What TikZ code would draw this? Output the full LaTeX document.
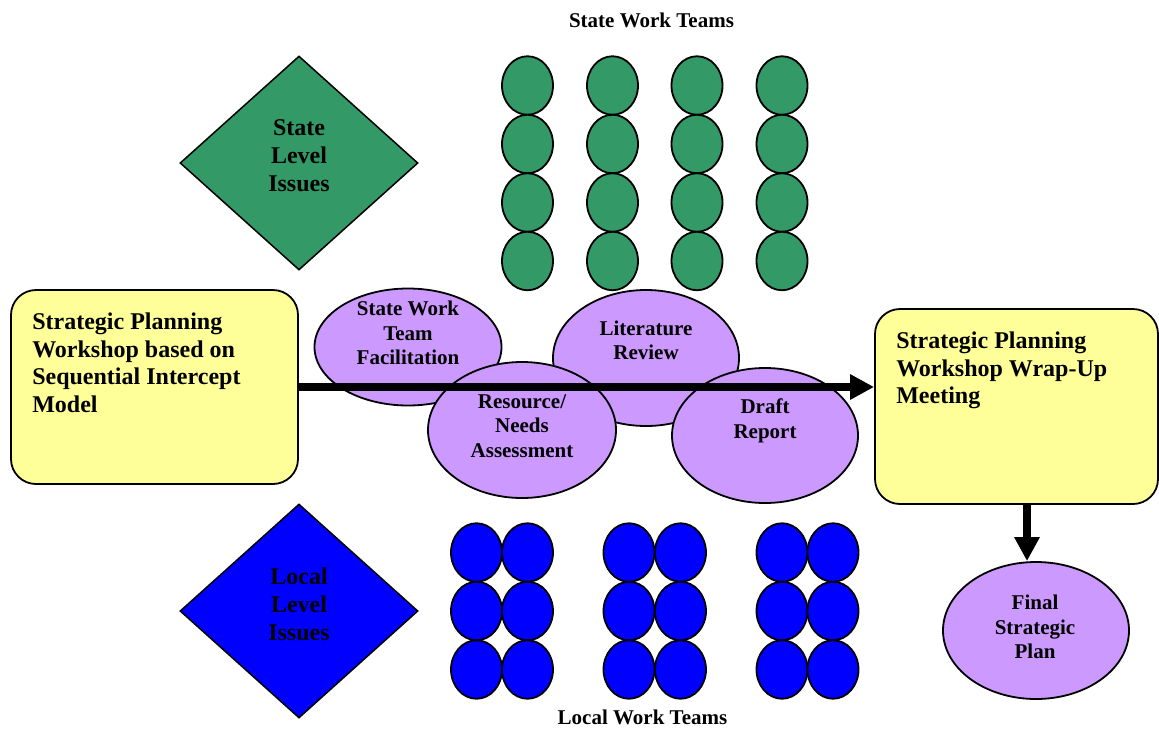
\documentclass[tikz,border=0pt]{standalone}
\usepackage{fontspec}
\setmainfont{Liberation Serif}
\usetikzlibrary{shapes.geometric, arrows.meta}

\definecolor{teamGreen}{HTML}{339966}
\definecolor{teamBlue}{HTML}{0000FF}
\definecolor{taskPurple}{HTML}{CC99FF}
\definecolor{boxYellow}{HTML}{FFFF99}

\tikzstyle{issues} = [diamond, minimum width=238pt, minimum height=214pt, inner sep=0pt, draw=black, line width=1.5pt]
\tikzstyle{stateTeam} = [ellipse, minimum width=51pt, minimum height=58.5pt, inner sep=0pt, draw=black, line width=1.8pt, fill=teamGreen]
\tikzstyle{localTeam} = [stateTeam, fill=teamBlue]
\tikzstyle{tasks} = [ellipse, inner sep=0pt, draw=black, line width=1.8pt, fill=taskPurple]
\tikzstyle{workshop} = [rectangle, rounded corners=25pt, inner sep=0pt, draw=black, line width=1.8pt, fill=boxYellow]
\tikzstyle{bigText} = [font=\fontsize{24}{27.5}\selectfont\bfseries, align=left, inner sep=0pt, anchor=north west]
\tikzstyle{issueText} = [font=\fontsize{24}{28}\selectfont\bfseries, align=center, inner sep=0pt]
\tikzstyle{taskText} = [font=\fontsize{21}{24.5}\selectfont\bfseries, align=center, inner sep=0pt]
\tikzstyle{title} = [font=\fontsize{21}{24}\selectfont\bfseries, inner sep=0pt]
\tikzstyle{arrow} = [line width=8pt, -{Triangle[length=24pt, width=24pt]}]

\begin{document}
\begin{tikzpicture}[x=1pt, y=-1pt]
        \useasboundingbox (0,0) rectangle (1159,729);

        % work teams
        \foreach \c/\x in {1/527.5, 2/612.5, 3/697, 4/782}
            \foreach \r/\y in {1/85.5, 2/144, 3/202.5, 4/261}
                \node (state-\c-\r) [stateTeam] at (\x,\y) {};
        \foreach \c/\x in {1/476.5, 2/527.5, 3/629, 4/680.5, 5/782, 6/833}
            \foreach \r/\y in {1/552.5, 2/611, 3/669.5}
                \node (local-\c-\r) [localTeam] at (\x,\y) {};

        \node (stateTitle) [title] at (651.5,20) {State Work Teams};
        \node (localTitle) [title] at (642.5,717) {Local Work Teams};

        \node (stateIssues) [issues, fill=teamGreen] at (299,163) {};
        \node (localIssues) [issues, fill=teamBlue] at (299,611) {};
        \node (stateIssuesText) [issueText] at (299,156) {State\\Level\\Issues};
        \node (localIssuesText) [issueText] at (299,604.5) {Local\\Level\\Issues};

        % workshops
        \node (workshop) [workshop, minimum width=287pt, minimum height=194pt] at (154.5,387) {};
        \node (wrapUp) [workshop, minimum width=283pt, minimum height=195pt] at (1016.5,406.5) {};
        \node (workshopText) [bigText] at ([shift={(22,24)}]workshop.north west) {Strategic Planning\\Workshop based on\\Sequential Intercept\\Model};
        \node (wrapUpText) [bigText] at ([shift={(22,24)}]wrapUp.north west) {Strategic Planning\\Workshop Wrap-Up\\Meeting};

        \node (facilitation) [tasks, minimum width=187pt, minimum height=117pt] at (408,347) {};
        \node (literature) [tasks, minimum width=186pt, minimum height=136pt] at (646,358) {};
        \node (assessment) [tasks, minimum width=188pt, minimum height=136pt] at (522,430) {};
        \node (draft) [tasks, minimum width=186pt, minimum height=135pt] at (765,435.5) {};
        \node (finalPlan) [tasks, minimum width=186pt, minimum height=137pt] at (1036,630.5) {};

        \node (facilitationText) [taskText] at (408,333) {State Work\\Team\\Facilitation};
        \node (literatureText) [taskText] at (646,340.5) {Literature\\Review};
        \node (assessmentText) [taskText] at (522,426) {Resource/\\Needs\\Assessment};
        \node (draftText) [taskText] at (765,421) {Draft\\Report};
        \node (finalPlanText) [taskText] at (1035,627) {Final\\Strategic\\Plan};

        \draw[arrow] (workshop.east) -- (workshop.east -| wrapUp.west);
        \draw[arrow] ([xshift=10.5pt]wrapUp.south) -- ([xshift=10.5pt]wrapUp.south |- finalPlan.north);

    \end{tikzpicture}
\end{document}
....
SHORT PROBLEM | Omit every picture while copying the listing above exactly.

ANSWER TO THE EXERCISE |
What TikZ code would draw this? Output the full LaTeX document.
\documentclass[tikz,border=0pt]{standalone}
\usepackage{fontspec}
\setmainfont{Liberation Serif}
\usetikzlibrary{shapes.geometric, arrows.meta}

\definecolor{teamGreen}{HTML}{339966}
\definecolor{teamBlue}{HTML}{0000FF}
\definecolor{taskPurple}{HTML}{CC99FF}
\definecolor{boxYellow}{HTML}{FFFF99}

\tikzstyle{issues} = [diamond, minimum width=238pt, minimum height=214pt, inner sep=0pt, draw=black, line width=1.5pt]
\tikzstyle{stateTeam} = [ellipse, minimum width=51pt, minimum height=58.5pt, inner sep=0pt, draw=black, line width=1.8pt, fill=teamGreen]
\tikzstyle{localTeam} = [stateTeam, fill=teamBlue]
\tikzstyle{tasks} = [ellipse, inner sep=0pt, draw=black, line width=1.8pt, fill=taskPurple]
\tikzstyle{workshop} = [rectangle, rounded corners=25pt, inner sep=0pt, draw=black, line width=1.8pt, fill=boxYellow]
\tikzstyle{bigText} = [font=\fontsize{24}{27.5}\selectfont\bfseries, align=left, inner sep=0pt, anchor=north west]
\tikzstyle{issueText} = [font=\fontsize{24}{28}\selectfont\bfseries, align=center, inner sep=0pt]
\tikzstyle{taskText} = [font=\fontsize{21}{24.5}\selectfont\bfseries, align=center, inner sep=0pt]
\tikzstyle{title} = [font=\fontsize{21}{24}\selectfont\bfseries, inner sep=0pt]
\tikzstyle{arrow} = [line width=8pt, -{Triangle[length=24pt, width=24pt]}]

\begin{document}
\begin{tikzpicture}[x=1pt, y=-1pt]
        \useasboundingbox (0,0) rectangle (1159,729);

        % work teams
        \foreach \c/\x in {1/527.5, 2/612.5, 3/697, 4/782}
            \foreach \r/\y in {1/85.5, 2/144, 3/202.5, 4/261}
                \node (state-\c-\r) [stateTeam] at (\x,\y) {};
        \foreach \c/\x in {1/476.5, 2/527.5, 3/629, 4/680.5, 5/782, 6/833}
            \foreach \r/\y in {1/552.5, 2/611, 3/669.5}
                \node (local-\c-\r) [localTeam] at (\x,\y) {};

        \node (stateTitle) [title] at (651.5,20) {State Work Teams};
        \node (localTitle) [title] at (642.5,717) {Local Work Teams};

        \node (stateIssues) [issues, fill=teamGreen] at (299,163) {};
        \node (localIssues) [issues, fill=teamBlue] at (299,611) {};
        \node (stateIssuesText) [issueText] at (299,156) {State\\Level\\Issues};
        \node (localIssuesText) [issueText] at (299,604.5) {Local\\Level\\Issues};

        % workshops
        \node (workshop) [workshop, minimum width=287pt, minimum height=194pt] at (154.5,387) {};
        \node (wrapUp) [workshop, minimum width=283pt, minimum height=195pt] at (1016.5,406.5) {};
        \node (workshopText) [bigText] at ([shift={(22,24)}]workshop.north west) {Strategic Planning\\Workshop based on\\Sequential Intercept\\Model};
        \node (wrapUpText) [bigText] at ([shift={(22,24)}]wrapUp.north west) {Strategic Planning\\Workshop Wrap-Up\\Meeting};

        \node (facilitation) [tasks, minimum width=187pt, minimum height=117pt] at (408,347) {};
        \node (literature) [tasks, minimum width=186pt, minimum height=136pt] at (646,358) {};
        \node (assessment) [tasks, minimum width=188pt, minimum height=136pt] at (522,430) {};
        \node (draft) [tasks, minimum width=186pt, minimum height=135pt] at (765,435.5) {};
        \node (finalPlan) [tasks, minimum width=186pt, minimum height=137pt] at (1036,630.5) {};

        \node (facilitationText) [taskText] at (408,333) {State Work\\Team\\Facilitation};
        \node (literatureText) [taskText] at (646,340.5) {Literature\\Review};
        \node (assessmentText) [taskText] at (522,426) {Resource/\\Needs\\Assessment};
        \node (draftText) [taskText] at (765,421) {Draft\\Report};
        \node (finalPlanText) [taskText] at (1035,627) {Final\\Strategic\\Plan};

        \draw[arrow] (workshop.east) -- (workshop.east -| wrapUp.west);
        \draw[arrow] ([xshift=10.5pt]wrapUp.south) -- ([xshift=10.5pt]wrapUp.south |- finalPlan.north);

    \end{tikzpicture}
\end{document}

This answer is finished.